= True Reagan =

2016 book by James Rosebush

True Reagan: What Made Ronald Reagan Great and Why It Matters is a 2016 book by James Rosebush, the former advisor to Ronald Reagan and Chief of Staff to Nancy Reagan. It offers a first-hand perspective on the President's personality, his decision-making, and his noted private nature.

==Contents==

Having daily one-on-one access to the President during 1981-1986, Rosebush was the only White House staffer ever to simultaneously hold the position of advisor to the President and Chief of Staff to Nancy Reagan. He takes up the challenge of divulging more than most have about Ronald Reagan, an intensely private man with a notable inscrutable nature; Reagan didn't ever disclose much about what was going on in his heart. Rosebush says Reagan could easily talk about things like his love of his country and his image of it as a “shining city on a hill,” but what personally motivated him and what made him tick has largely remained hidden. Other authors have tried to go behind the facade and, according to Rosebush, have failed. For example, one of the definitive Reagan books on his presidency, Dutch: A Memoir of Ronald Reagan by Edmund Morris - who was given unlimited access to Reagan while in office - couldn't offer a clear picture of the real man. Even Reagan’s closest and longtime aide Michael Deaver opted to title his own book about Reagan A Different Drummer.
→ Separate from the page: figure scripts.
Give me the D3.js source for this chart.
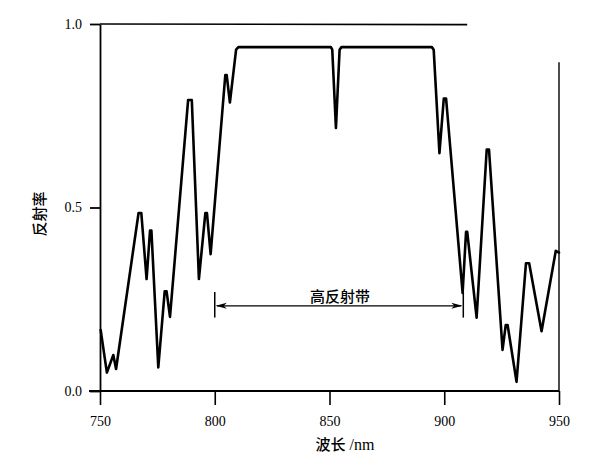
<!DOCTYPE html>
<html>
<head>
<meta charset="utf-8">
<script src="https://cdn.jsdelivr.net/npm/d3@7"></script>
<style>
  html, body { margin: 0; padding: 0; background: #fff; }
  svg { display: block; }
</style>
</head>
<body>
<svg id="chart" width="600" height="468"></svg>
<script>
// ---- data ----
const wavelength = [750.3, 753, 755.8, 757, 766.8, 768, 770.3, 771.8, 772.4, 775.4,
  778.2, 779, 780.5, 788.4, 790, 793.1, 795.9, 796.6, 798.2, 804.6,
  805.2, 806.6, 809.3, 810.3, 850.6, 851.2, 852.8, 854.4, 855.2, 894.6,
  895.4, 897.9, 899.8, 900.8, 908, 909.5, 910, 914.1, 918.5, 919.5,
  925.4, 926.8, 927.6, 931.5, 935.6, 937, 942.4, 948.6, 950];
const reflectance = [0.166, 0.05, 0.098, 0.06, 0.485, 0.485, 0.305, 0.437, 0.437, 0.064,
  0.272, 0.272, 0.202, 0.793, 0.793, 0.305, 0.485, 0.485, 0.373, 0.861,
  0.861, 0.786, 0.93, 0.937, 0.937, 0.93, 0.717, 0.93, 0.937, 0.937,
  0.93, 0.648, 0.797, 0.797, 0.267, 0.434, 0.434, 0.2, 0.658, 0.658,
  0.112, 0.18, 0.18, 0.025, 0.348, 0.348, 0.163, 0.382, 0.377];
const xTicks = [750, 800, 850, 900, 950];
const yTicks = [0.0, 0.5, 1.0];
const bandLabel = "高反射带";
const bandRange = [800, 908.3];       // high reflection band (nm)
const bandArrowLevel = 0.232;
const bandBarRange = [0.2, 0.27];
const yTitle = "反射率";
const xTitleCn = "波长";
const xTitleUnit = " /nm";
const topLineEnd = 910;               // nm where top frame line ends
const rightLineTop = 0.896;           // reflectance where right frame line starts

// ---- scales ----
const svg = d3.select("#chart");
const x = d3.scaleLinear().domain([750, 950]).range([100, 559]);
const y = d3.scaleLinear().domain([0, 1]).range([391, 24]);

const serif = "'Liberation Serif', 'DejaVu Serif', serif";
const cjk = "'Noto Sans CJK SC', 'Noto Sans', sans-serif";

svg.append("rect").attr("width", 600).attr("height", 468).attr("fill", "#fff");

// ---- axes ----
const xAxis = d3.axisBottom(x).tickValues(xTicks).tickFormat(d3.format("d"))
  .tickSize(14).tickSizeOuter(0).tickPadding(11);
const gx = svg.append("g").attr("transform", `translate(0,${y(0)})`).call(xAxis);
gx.select(".domain").remove();
gx.append("line").attr("x1", 89).attr("x2", x(950)).attr("y1", 0).attr("y2", 0)
  .attr("stroke", "#000").attr("stroke-width", 1.8);
gx.selectAll(".tick line").attr("stroke", "#000").attr("stroke-width", 1.6);
gx.selectAll(".tick text").attr("font-family", serif).attr("font-size", 14).attr("fill", "#000");

const yAxis = d3.axisLeft(y).tickValues(yTicks).tickFormat(d3.format(".1f"))
  .tickSize(10).tickSizeOuter(0).tickPadding(8);
const gy = svg.append("g").attr("transform", `translate(${x(750)},0)`).call(yAxis);
gy.select(".domain").attr("stroke", "#000").attr("stroke-width", 1.8);
gy.selectAll(".tick line").attr("stroke", "#000").attr("stroke-width", 1.8);
gy.selectAll(".tick text").attr("font-family", serif).attr("font-size", 14).attr("fill", "#000");

// top frame line & right line
svg.append("line").attr("x1", x(750)).attr("x2", x(topLineEnd)).attr("y1", y(1)).attr("y2", y(1) + 0.6)
  .attr("stroke", "#000").attr("stroke-width", 1.7);
svg.append("line").attr("x1", x(950)).attr("x2", x(950)).attr("y1", y(rightLineTop)).attr("y2", y(0))
  .attr("stroke", "#000").attr("stroke-width", 1.4);

// ---- curve ----
const pts = wavelength.map((w, i) => [w, reflectance[i]]);
const line = d3.line().x(d => x(d[0])).y(d => y(d[1]));
svg.append("path").datum(pts)
  .attr("d", line)
  .attr("fill", "none").attr("stroke", "#000").attr("stroke-width", 2.6)
  .attr("stroke-linejoin", "round").attr("stroke-linecap", "round");

// ---- band annotation ----
const ann = svg.append("g").attr("stroke", "#000");
bandRange.forEach(b => {
  ann.append("line").attr("x1", x(b)).attr("x2", x(b))
    .attr("y1", y(bandBarRange[1])).attr("y2", y(bandBarRange[0])).attr("stroke-width", 1.5);
});
const ay = y(bandArrowLevel);
ann.append("line").attr("x1", x(bandRange[0]) + 2).attr("x2", x(bandRange[1]) - 2)
  .attr("y1", ay).attr("y2", ay).attr("stroke-width", 1.2);
const xl = x(bandRange[0]) + 1, xr = x(bandRange[1]) - 1;
svg.append("path").attr("d", `M${xl},${ay} L${xl + 11},${ay - 3} L${xl + 8},${ay} L${xl + 11},${ay + 3} Z`).attr("fill", "#000");
svg.append("path").attr("d", `M${xr},${ay} L${xr - 11},${ay - 3} L${xr - 8},${ay} L${xr - 11},${ay + 3} Z`).attr("fill", "#000");
svg.append("text").attr("x", x(854.6)).attr("y", ay - 4).attr("text-anchor", "middle")
  .attr("font-family", cjk).attr("font-size", 15).attr("font-weight", 500)
  .attr("fill", "#000").text(bandLabel);

// ---- titles ----
svg.append("text").attr("transform", "translate(45,214) rotate(-90)").attr("text-anchor", "middle")
  .attr("font-family", cjk).attr("font-size", 15).attr("font-weight", 500)
  .attr("fill", "#000").text(yTitle);
const xt = svg.append("text").attr("x", 345).attr("y", 450).attr("text-anchor", "middle").attr("fill", "#000");
xt.append("tspan").attr("font-family", cjk).attr("font-size", 15).attr("font-weight", 500).text(xTitleCn);
xt.append("tspan").attr("font-family", serif).attr("font-size", 16).text(xTitleUnit);
</script>
</body>
</html>
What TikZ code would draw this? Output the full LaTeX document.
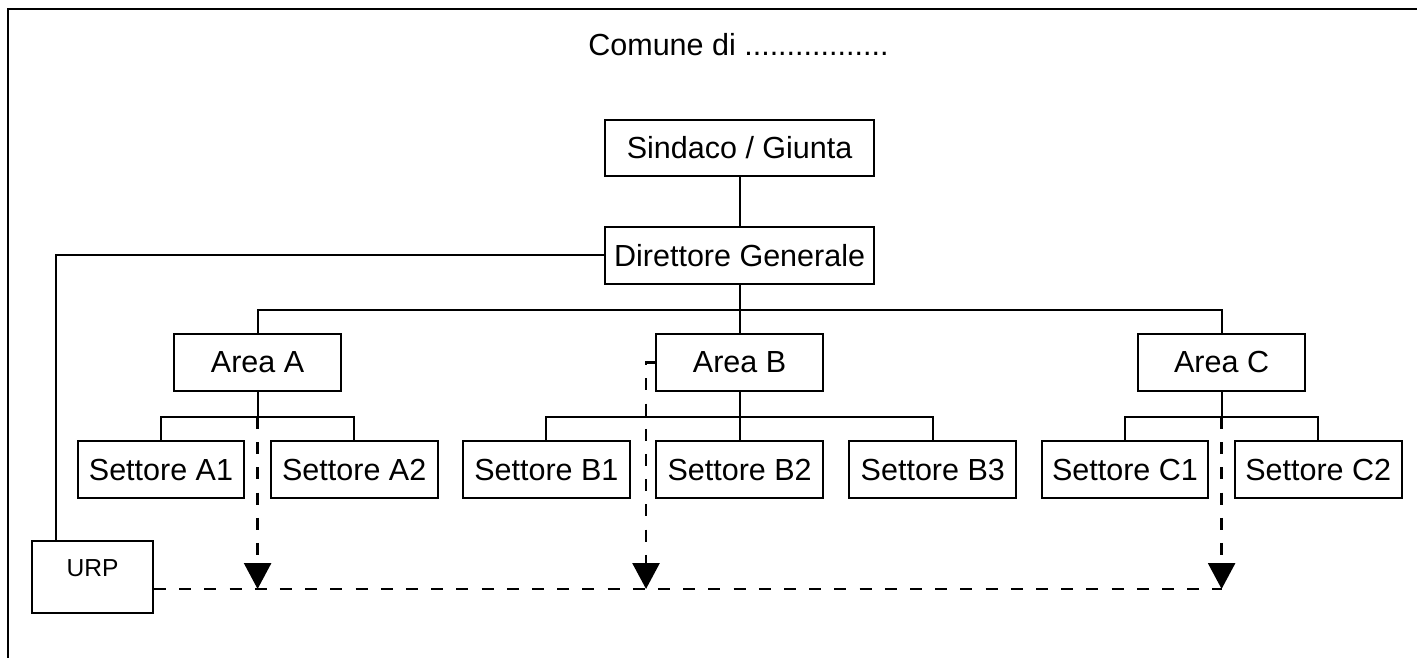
\documentclass[tikz,border=0pt]{standalone}
\usepackage{fontspec}
\setmainfont{Liberation Sans}
\usepackage{tikz}
\usetikzlibrary{arrows.meta}
\newcommand{\comune}{Comune di .................}

\begin{document}
\begin{tikzpicture}[
	level distance=2.68cm,
	every child node/.style=unit,
	level 2/.style={sibling distance=12.05cm},
	level 3/.style={sibling distance=4.83cm},
	edge from parent/.style={draw, line width=1.4pt},
	edge from parent path={(\tikzparentnode.south) -- ++(0,-0.63) -| (\tikzchildnode.north)},
	unit/.style={draw, line width=1.4pt, minimum width=4.17cm, minimum height=1.42cm, inner sep=0pt, font=\fontsize{21.7}{26}\selectfont},
	wide/.style={minimum width=6.72cm},
	dline/.style={line width=2pt, dash pattern=on 0.3cm off 0.33cm},
	tip/.style={-{Triangle[width=0.675cm,length=0.65cm]}}]
\useasboundingbox (0,0) rectangle (35.425,16.425);
\draw[line width=2.1pt] (0.2,-0.1) -- (0.2,16.2) -- (35.6,16.2);

\node[font=\fontsize{21.7}{26}\selectfont, anchor=base] (title) at (18.46,15.025) {\comune};

\node[unit, wide] (sg) at (18.49,12.725) {Sindaco / Giunta}
	child {node[wide] (dg) {Direttore Generale}
		child {node (aA) {Area A}
			child {node (sA1) {Settore A1}}
			child {node (sA2) {Settore A2}}}
		child {node (aB) {Area B}
			child {node (sB1) {Settore B1}}
			child {node (sB2) {Settore B2}}
			child {node (sB3) {Settore B3}}}
		child {node (aC) {Area C}
			child {node (sC1) {Settore C1}}
			child {node (sC2) {Settore C2}}}};

\node[unit, minimum width=3.025cm, minimum height=1.8cm, text height=0.9cm, text depth=0.9cm, font=\fontsize{17.5}{20}\selectfont] (urp) at (2.3125,2.0) {URP};

\coordinate (urpin) at ([xshift=0.625cm]urp.north west);
\coordinate (urpout) at ([yshift=-0.3cm]urp.east);
\coordinate (jA) at ([yshift=-0.63cm]aA.south);
\coordinate (jC) at ([yshift=-0.63cm]aC.south);
\coordinate (bk) at ([xshift=-0.23cm]aB.west);

\draw[line width=1.4pt] (dg.west) -| (urpin);
\draw[dline] (urpout) -- (urpout -| jC);
\draw[dline, tip] (jA) -- (jA |- urpout);
\draw[dline, tip] (aB.west) -- (bk) -- (bk |- urpout);
\draw[dline, tip] (jC) -- (jC |- urpout);
\end{tikzpicture}
\end{document}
Part of this Reagan mystery is due to the fact that as the son of an alcoholic father, Reagan carried the wounds and memories of dragging his drunken dad into several rental apartments and houses where his family lived, to warm up and dry out after regular binges. For Reagan to reveal what was going on inside was just too expensive emotionally. Nancy Reagan once said, “Sometimes I can’t even reach Ronnie myself.”

Through conversations with the President in settings such as Air Force One, foreign trips, and talks in the family quarters, Rosebush delves more into what really moved Reagan and what he was thinking about inside that was rarely revealed on the outside. Rosebush reveals that what's inside the man is nothing rare or scandalous, but simply that Reagan had, like few other Presidents, a closely held perceived relationship with his God, and a dependence on it, always asking of himself and of the world, “What is really going on?” Though their conversations weren't always about religion, Rosebush was able to sit Reagan down and ask him questions like, “Do you really read the Bible?” and “What are your favorite texts and how do they help you?” Rosebush hopes the President's candid answers to these personal questions can help guide us back to the American exceptionalism of the 80s, but with the quintessential Reagan humility.

==Reception==

True Reagan, published by Hachette Book Group, received mostly favorable reviews in the press, mainly for Rosebush's up-close portrayal of a president with a notable private nature.

A review by The Washington Times read, "Books authored by persons who worked alongside a famous figure tend to focus considerable attention on the author, but Rosebush makes himself invisible, and strives strictly to help us understand the real Ronald Reagan."

McAlester News-Capital said, "Rosebush uses his own experiences in the White House to reveal the quietest of peeks into Reagan’s thoughts."